-The writing/editing has practically been non-existent.
-I'm fairly sure that I'm not going to meet a deadline I made for myself regarding the website/blog I want to start soon. And by the way, it has been brought to my attention that I need to clarify something about this website/blog. It is NOT going to be a single's website. I've had several people refer to it as a single's website, and I'm not sure where that miscommunication occured. I thought I had been pretty clear that if single people are the only people who visit, read, comment on, and can relate to the blog I'm hoping to start (dare I hope, next week?--if all the stars align), then I might as well just forget the whole thing. I'm a single person, yes, and I'm writing from that perspective, but with the hopes that people with other perspectives will give them to me, to the other readers. I want it to be a community, a place where many different people from different marital, etc. backgrounds can find common ground and unity. I want it to be a place where we can encourage one another and find ways to minister to one another better, all with the single purpose of glorifying God. I know it's going to be a rough start, getting others involved, and sometimes I get discouraged about that. Sometimes I want to just drop the whole idea, but I know this vision is something God gave me. I can't allow discouragement to keep me from trusting and obeying, and eventually seeing God's work come to life.
-I do owe on my taxes. It's not nearly as much as last year, and it's managable, but it's still a discouraging amount. It's even more discouraging because I was hoping to get a little something back this year. And while I LOVE my jobs, I'm starting to realize that it's not financially responsible for me to keep doing things the way I've been doing them. That saying, "Insanity is doing the same thing over and over again and expecting different results"? Yeah. I can relate. I'm going to start looking into getting something full time, which I don't want to do, but I can't keep working myself half to death and barely making it from paycheck to paycheck. Plus, it's killing me to have work take out extra money on every paycheck, and I STILL end up having to pay out of pocket when tax time comes. I'm not doing my taxes incorrectly; it's just that being single and having four jobs doesn't make for a happy tax season. So hooray. I love my work, but unfortunately that's not good enough anymore. I just hope I don't end up working in a
-The running is going a little better. I got back up to 4 miles, which is a far cry from the 13.1 I want to accomplish this year, but it's better than last week. I could barely manage 2 miles last week, for whatever reason. I need to kick it up a notch, soon. I need to actually start training--not that I have a race date in mind yet, but I might as well be prepared for anything.

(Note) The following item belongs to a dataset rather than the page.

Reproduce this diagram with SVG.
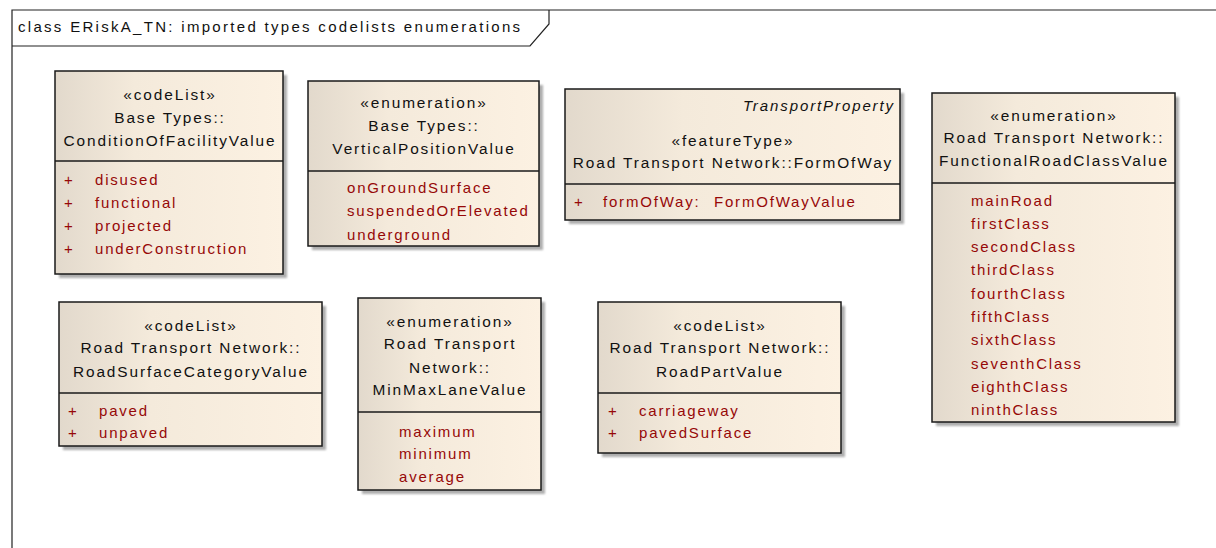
<svg xmlns="http://www.w3.org/2000/svg" width="1216" height="548" viewBox="0 0 1216 548">
<defs>
<linearGradient id="fill" x1="0" y1="0" x2="1" y2="0">
<stop offset="0" stop-color="#e2d9cc"/>
<stop offset="0.35" stop-color="#f4eadb"/>
<stop offset="1" stop-color="#fcf1e2"/>
</linearGradient>
<filter id="blur" x="-5%" y="-5%" width="110%" height="110%"><feGaussianBlur stdDeviation="1.2"/></filter>
</defs>
<style>
text{font-family:"Liberation Sans",Arial,sans-serif;font-size:15px;letter-spacing:1.9px}
.h{text-anchor:middle;fill:#111;font-size:15.4px}
.a{fill:#960808;letter-spacing:1.8px}
.box{fill:url(#fill);stroke:#1a1a1a;stroke-width:1.5}
.sh{fill:#8c8c8c;opacity:0.7;filter:url(#blur)}
.sep{stroke:#1a1a1a;stroke-width:1.5}
.frame{fill:none;stroke:#222;stroke-width:1.2}
</style>
<rect width="1216" height="548" fill="#ffffff"/>
<g id="frame">
<path class="frame" d="M12,548 V10 H1216"/>
<path class="frame" d="M12,46 H530 L549,24 V10"/>
<text x="18" y="32" style="fill:#111;letter-spacing:2.3px">class ERiskA_TN: imported types codelists enumerations</text>
</g>
<g id="connectors"></g>
<g id="ConditionOfFacilityValue">
<rect class="sh" x="59" y="75" width="228" height="203"/>
<rect class="box" x="55" y="71" width="228" height="203"/>
<line class="sep" x1="55" y1="161" x2="283" y2="161"/>
<text class="h" x="170" y="100">«codeList»</text>
<text class="h" x="170" y="123">Base Types::</text>
<text class="h" x="170" y="146">ConditionOfFacilityValue</text>
<text class="a" x="64" y="185">+</text><text class="a" x="95" y="185">disused</text>
<text class="a" x="64" y="208">+</text><text class="a" x="95" y="208">functional</text>
<text class="a" x="64" y="231">+</text><text class="a" x="95" y="231">projected</text>
<text class="a" x="64" y="254">+</text><text class="a" x="95" y="254">underConstruction</text>
</g>
<g id="VerticalPositionValue">
<rect class="sh" x="312" y="85" width="231" height="165"/>
<rect class="box" x="308" y="81" width="231" height="165"/>
<line class="sep" x1="308" y1="171" x2="539" y2="171"/>
<text class="h" x="424" y="108">«enumeration»</text>
<text class="h" x="424" y="131">Base Types::</text>
<text class="h" x="424" y="154">VerticalPositionValue</text>
<text class="a" x="347" y="193">onGroundSurface</text>
<text class="a" x="347" y="216">suspendedOrElevated</text>
<text class="a" x="347" y="240">underground</text>
</g>
<g id="FormOfWay">
<rect class="sh" x="569" y="93" width="335" height="131"/>
<rect class="box" x="565" y="89" width="335" height="131"/>
<line class="sep" x1="565" y1="184" x2="900" y2="184"/>
<text x="895" y="111" style="text-anchor:end;font-style:italic;fill:#111">TransportProperty</text>
<text class="h" x="733" y="146">«featureType»</text>
<text class="h" x="733" y="168">Road Transport Network::FormOfWay</text>
<text class="a" x="574" y="207">+</text><text class="a" x="603" y="207">formOfWay:</text><text class="a" x="714" y="207">FormOfWayValue</text>
</g>
<g id="FunctionalRoadClassValue">
<rect class="sh" x="936" y="97" width="243" height="329"/>
<rect class="box" x="932" y="93" width="243" height="329"/>
<line class="sep" x1="932" y1="183" x2="1175" y2="183"/>
<text class="h" x="1054" y="121">«enumeration»</text>
<text class="h" x="1054" y="143">Road Transport Network::</text>
<text class="h" x="1054" y="166">FunctionalRoadClassValue</text>
<text class="a" x="971" y="206">mainRoad</text>
<text class="a" x="971" y="229">firstClass</text>
<text class="a" x="971" y="252">secondClass</text>
<text class="a" x="971" y="275">thirdClass</text>
<text class="a" x="971" y="299">fourthClass</text>
<text class="a" x="971" y="322">fifthClass</text>
<text class="a" x="971" y="345">sixthClass</text>
<text class="a" x="971" y="369">seventhClass</text>
<text class="a" x="971" y="392">eighthClass</text>
<text class="a" x="971" y="415">ninthClass</text>
</g>
<g id="RoadSurfaceCategoryValue">
<rect class="sh" x="63" y="306" width="263" height="144"/>
<rect class="box" x="59" y="302" width="263" height="144"/>
<line class="sep" x1="59" y1="393" x2="322" y2="393"/>
<text class="h" x="191" y="331">«codeList»</text>
<text class="h" x="191" y="353">Road Transport Network::</text>
<text class="h" x="191" y="377">RoadSurfaceCategoryValue</text>
<text class="a" x="68" y="416">+</text><text class="a" x="99" y="416">paved</text>
<text class="a" x="68" y="438">+</text><text class="a" x="99" y="438">unpaved</text>
</g>
<g id="MinMaxLaneValue">
<rect class="sh" x="362" y="302" width="183" height="192"/>
<rect class="box" x="358" y="298" width="183" height="192"/>
<line class="sep" x1="358" y1="412" x2="541" y2="412"/>
<text class="h" x="450" y="327">«enumeration»</text>
<text class="h" x="450" y="349">Road Transport</text>
<text class="h" x="450" y="373">Network::</text>
<text class="h" x="450" y="395">MinMaxLaneValue</text>
<text class="a" x="399" y="437">maximum</text>
<text class="a" x="399" y="459">minimum</text>
<text class="a" x="399" y="482">average</text>
</g>
<g id="RoadPartValue">
<rect class="sh" x="602" y="306" width="243" height="151"/>
<rect class="box" x="598" y="302" width="243" height="151"/>
<line class="sep" x1="598" y1="393" x2="841" y2="393"/>
<text class="h" x="720" y="331">«codeList»</text>
<text class="h" x="720" y="353">Road Transport Network::</text>
<text class="h" x="720" y="377">RoadPartValue</text>
<text class="a" x="608" y="416">+</text><text class="a" x="639" y="416">carriageway</text>
<text class="a" x="608" y="438">+</text><text class="a" x="639" y="438">pavedSurface</text>
</g>
</svg>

-The diet is going well, too. Can't complain there. I even get marshmallows and chocolate from time to time.
-God has been faithful this week to remind me of my weaknesses. I've had a rough week. I've been broken in several different ways. And I figure that's kind of where He wanted me, where He wants me. Sometimes we have to be broken before we can be healed. It's not a happy place to be, but I know there's always mercy in the struggle.
Happy Monday! I'm hoping this week is better than the last!